El autor del artículo del Moskvitianin dice que Gógol

... descendió como un minero en este mundo sordo, sin tormentas ni sacudimientos, inmóvil e igual, marasmo sin fondo que arrastra suavemente pero sin retorno todo lo fresco (el que habla es un eslavófilo); descendió como un minero que encontró bajo tierra una veta que aún no había sido explorada.

Es cierto, Gógol sintió esta fuerza, esta mina virgen bajo la tierra inculta. Tal vez la hubiera explorado, pero, desgraciadamente, creyó haber alcanzado su fondo antes de tiempo y en lugar de continuar desbrozándola, se puso a buscar el oro. ¿Qué ocurrió? Comenzó a defender lo que había criticado, a justificar la servidumbre, y terminó por arrojarse a los pies del representante de la benevolencia y del amor.

Que los eslavófilos mediten la caída de Gógol. Tal vez encontrarán más lógica que debilidad. De la abnegación que deposita su individualidad en la de un príncipe a la adoración de la autocracia no hay más que un paso.

¿Qué puede hacerse por Rusia cuando se está del lado del emperador? Los tiempos de Pedro, el gran zar, pasaron ya. Pedro, el gran hombre, no está ya en el palacio de invierno, está en nosotros.

Es el momento de comprender esto y, abandonando la lucha pueril, reunirnos en nombre de Rusia pero también en nombre de la independencia.
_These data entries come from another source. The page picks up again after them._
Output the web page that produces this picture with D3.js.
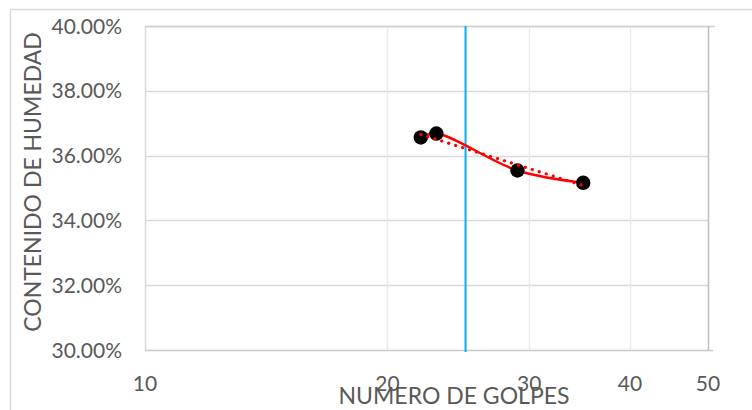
<!DOCTYPE html>
<html>
<head>
<meta charset="utf-8">
<script src="https://cdn.jsdelivr.net/npm/d3@7"></script>
<style>
  html, body { margin: 0; padding: 0; background: #fff; }
  svg { display: block; }
  text { font-family: Lato, "Open Sans", sans-serif; fill: #595959; }
</style>
</head>
<body>
<svg id="chart" width="752" height="410"></svg>
<script>
// Number of blows vs. moisture content (liquid limit test)
const golpes = [22, 23, 29, 35];
const humedad = [0.3656, 0.3668, 0.3554, 0.3516];
const golpesReferencia = 25;
const xTicks = [10, 20, 30, 40, 50];
const yTicks = [0.30, 0.32, 0.34, 0.36, 0.38, 0.40];
const xTitle = "NUMERO DE GOLPES";
const yTitle = "CONTENIDO DE HUMEDAD";

const svg = d3.select("#chart");
const plot = { left: 145, right: 708, top: 26, bottom: 350 };

const x = d3.scaleLog().domain([10, 50]).range([plot.left, plot.right]);
const y = d3.scaleLinear().domain([0.30, 0.40]).range([plot.bottom, plot.top]);

// chart area frame
svg.append("rect")
  .attr("x", 10.5).attr("y", 9.5)
  .attr("width", 800).attr("height", 500)
  .attr("fill", "none").attr("stroke", "#d9d9d9").attr("stroke-width", 1.5);

// horizontal gridlines
svg.append("g").selectAll("line").data(yTicks.slice(1)).join("line")
  .attr("x1", plot.left).attr("x2", plot.right)
  .attr("y1", d => Math.round(y(d)) + 0.5).attr("y2", d => Math.round(y(d)) + 0.5)
  .attr("stroke", "#d9d9d9").attr("stroke-width", 1.5);

// vertical gridlines
svg.append("g").selectAll("line").data(xTicks.slice(1, -1)).join("line")
  .attr("x1", d => Math.round(x(d)) + 0.5).attr("x2", d => Math.round(x(d)) + 0.5)
  .attr("y1", plot.top).attr("y2", plot.bottom)
  .attr("stroke", "#ebebeb").attr("stroke-width", 1.5);

// left edge
svg.append("line")
  .attr("x1", plot.left + 0.5).attr("x2", plot.left + 0.5)
  .attr("y1", plot.top).attr("y2", plot.bottom)
  .attr("stroke", "#d9d9d9").attr("stroke-width", 1.5);

// top edge with outer tick
svg.append("line")
  .attr("x1", plot.left).attr("x2", plot.right + 7)
  .attr("y1", plot.top + 0.5).attr("y2", plot.top + 0.5)
  .attr("stroke", "#d0d0d0").attr("stroke-width", 1.5);

// value axis line on the right
svg.append("line")
  .attr("x1", plot.right + 0.5).attr("x2", plot.right + 0.5)
  .attr("y1", plot.top).attr("y2", plot.bottom)
  .attr("stroke", "#bfbfbf").attr("stroke-width", 1.5);

// category axis line at the bottom
svg.append("line")
  .attr("x1", plot.left).attr("x2", plot.right + 5)
  .attr("y1", plot.bottom + 0.5).attr("y2", plot.bottom + 0.5)
  .attr("stroke", "#c8c8c8").attr("stroke-width", 1.5);

// y tick labels
const pct = d3.format(".2%");
svg.append("g").selectAll("text").data(yTicks).join("text")
  .attr("x", 122).attr("y", d => y(d) + 7.5)
  .attr("text-anchor", "end")
  .attr("font-size", 21)
  .text(d => pct(d));

// x tick labels
svg.append("g").selectAll("text").data(xTicks).join("text")
  .attr("x", d => x(d)).attr("y", 391)
  .attr("text-anchor", "middle")
  .attr("font-size", 21)
  .text(d => d);

// axis titles
svg.append("text")
  .attr("x", 454).attr("y", 404)
  .attr("text-anchor", "middle")
  .attr("font-size", 23)
  .text(xTitle);

svg.append("text")
  .attr("transform", `translate(41,${(plot.top + plot.bottom) / 2 - 6}) rotate(-90)`)
  .attr("text-anchor", "middle")
  .attr("font-size", 23)
  .text(yTitle);

// reference line at 25 blows
svg.append("line")
  .attr("x1", x(golpesReferencia)).attr("x2", x(golpesReferencia))
  .attr("y1", plot.top).attr("y2", plot.bottom + 2)
  .attr("stroke", "#00b0f0").attr("stroke-width", 2);

const pts = golpes.map((g, i) => [g, humedad[i]]);

// smoothed series line
const line = d3.line()
  .x(d => x(d[0])).y(d => y(d[1]))
  .curve(d3.curveCatmullRom.alpha(0.5));
svg.append("path")
  .datum(pts)
  .attr("d", line)
  .attr("fill", "none").attr("stroke", "#ff0000").attr("stroke-width", 2.5);

// markers
svg.append("g").selectAll("circle").data(pts).join("circle")
  .attr("cx", d => x(d[0])).attr("cy", d => y(d[1]))
  .attr("r", 7.2)
  .attr("fill", "#000");

// logarithmic trendline: w = a + b ln(N)
const lx = golpes.map(Math.log);
const mx = d3.mean(lx), my = d3.mean(humedad);
const b = d3.sum(lx, (v, i) => (v - mx) * (humedad[i] - my)) / d3.sum(lx, v => (v - mx) ** 2);
const a = my - b * mx;
const nMin = d3.min(golpes), nMax = d3.max(golpes);
svg.append("line")
  .attr("x1", x(nMin)).attr("y1", y(a + b * Math.log(nMin)))
  .attr("x2", x(nMax)).attr("y2", y(a + b * Math.log(nMax)))
  .attr("stroke", "#ff0000").attr("stroke-width", 3.2)
  .attr("stroke-linecap", "round")
  .attr("stroke-dasharray", "0.1 7.2");
</script>
</body>
</html>
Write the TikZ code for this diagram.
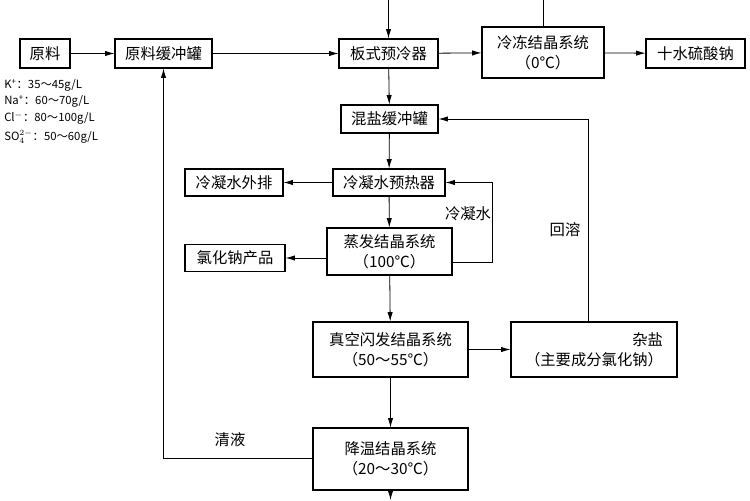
\documentclass[tikz,border=0pt]{standalone}
\usepackage{fontspec}
\setmainfont{Liberation Serif}
\newfontfamily\cjk{Noto Sans CJK SC}
\usetikzlibrary{arrows.meta}

\begin{document}
\begin{tikzpicture}[x=0.75pt,y=0.75pt,yscale=-1,xscale=1,
  box/.style={draw,line width=0.8pt,inner sep=1pt,align=center,font=\cjk\fontsize{11.5}{15}\selectfont},
  flow/.style={line width=0.6pt,-{Latex[length=7pt,width=4pt]}},
  lbl/.style={font=\cjk\fontsize{11.5}{13}\selectfont},
  note/.style={font=\cjk\fontsize{8.5}{10}\selectfont,anchor=west,inner sep=0pt}]
\useasboundingbox (0,0) rectangle (750,500);

% Boxes
\node (raw) [box,minimum width=37.5pt,minimum height=21.75pt] at (45,53.5) {原料};
\node (rawtank) [box,minimum width=72.75pt,minimum height=21.75pt] at (163.5,53.5) {原料缓冲罐};
\node (precool) [box,minimum width=74.25pt,minimum height=21.75pt] at (388.5,53.5) {板式预冷器};
\node (freeze) [box,minimum width=91.5pt,minimum height=38.25pt] at (543,52.5) {冷冻结晶系统\\（0℃）};
\node (glauber) [box,minimum width=74.25pt,minimum height=21.75pt] at (695.5,53.5) {十水硫酸钠};
\node (mixtank) [box,minimum width=72.75pt,minimum height=21pt] at (389.5,119) {混盐缓冲罐};
\node (preheat) [box,minimum width=84pt,minimum height=20.25pt] at (389,182.5) {冷凝水预热器};
\node (drain) [box,minimum width=73.5pt,minimum height=20.25pt] at (234,182.5) {冷凝水外排};
\node (evap) [box,minimum width=93.75pt,minimum height=35.25pt] at (389.5,251.5) {蒸发结晶系统\\（100℃）};
\node (nacl) [box,minimum width=75pt,minimum height=20.25pt] at (235,258) {氯化钠产品};
\node (flash) [box,minimum width=116.25pt,minimum height=41.25pt] at (390.5,349.5) {真空闪发结晶系统\\（50～55℃）};
\node (salt) [box,minimum width=124.5pt,minimum height=41.25pt,align=right] at (594,349.5) {杂盐\\（主要成分氯化钠）};
\node (cool) [box,minimum width=116.25pt,minimum height=46.5pt] at (390.5,459) {降温结晶系统\\（20～30℃）};

% Composition of the feed
\node [note] at (4,85) {K\textsuperscript{+}：35～45g/L};
\node [note] at (4,101.5) {Na\textsuperscript{+}：60～70g/L};
\node [note] at (4,118) {Cl\textsuperscript{$-$}：80～100g/L};
\node [note] at (4,137) {SO$_4^{2-}$：50～60g/L};

% Inflow and outflow at the edges
\coordinate (feedtop) at (388.5,0);
\coordinate (freezetop) at (543,0);
\coordinate (outbot) at (390.5,500);

% Connectors
\draw [flow] (raw) -- (rawtank);
\draw [flow] (rawtank) -- (precool);
\draw [flow] (feedtop) -- (precool);
\draw [line width=0.6pt] (freezetop) -- (freeze);
\draw [flow] (precool) -- (freeze);
\draw [flow] (freeze) -- (glauber);
\draw [flow] (precool) -- (mixtank);
\draw [flow] (mixtank) -- (preheat);
\draw [flow] (preheat) -- (drain);
\draw [flow] (preheat) -- (evap);
\draw [flow] (evap.west |- nacl) -- (nacl);
\draw [flow] (evap.east |- 0,262) -| (492,182.5) -- (preheat.east);
\draw [flow] (evap) -- (flash);
\draw [flow] (flash) -- (salt);
\draw [flow] (salt.north -| 588,0) |- (mixtank.east);
\draw [flow] (flash) -- (cool);
\draw [flow] (cool.west |- 0,458) -| (rawtank.south);
\draw [flow] (cool) -- (outbot);

% Labels
\node [lbl] at (468,214) {冷凝水};
\node [lbl] at (565,230) {回溶};
\node [lbl] at (230,440) {清液};

\end{tikzpicture}
\end{document}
El viejo edificio social de Europa puede cambiar cada día y arrastrar a Rusia en la tormentosa corriente de una inmensa revolución. ¿Es acaso el momento de prolongar una disputa de familia y esperar que los acontecimientos nos sobrepasen porque no hemos preparado ni los consejos ni las palabras que tal vez se esperan de nosotros?

¿Acaso no tenemos el campo abierto a la conciliación?

El socialismo, que divide definitiva y profundamente a Europa en dos campos enemigos, ¿no es acaso tan aceptado por los eslavófilos como por nosotros? En este punto podemos darnos la mano.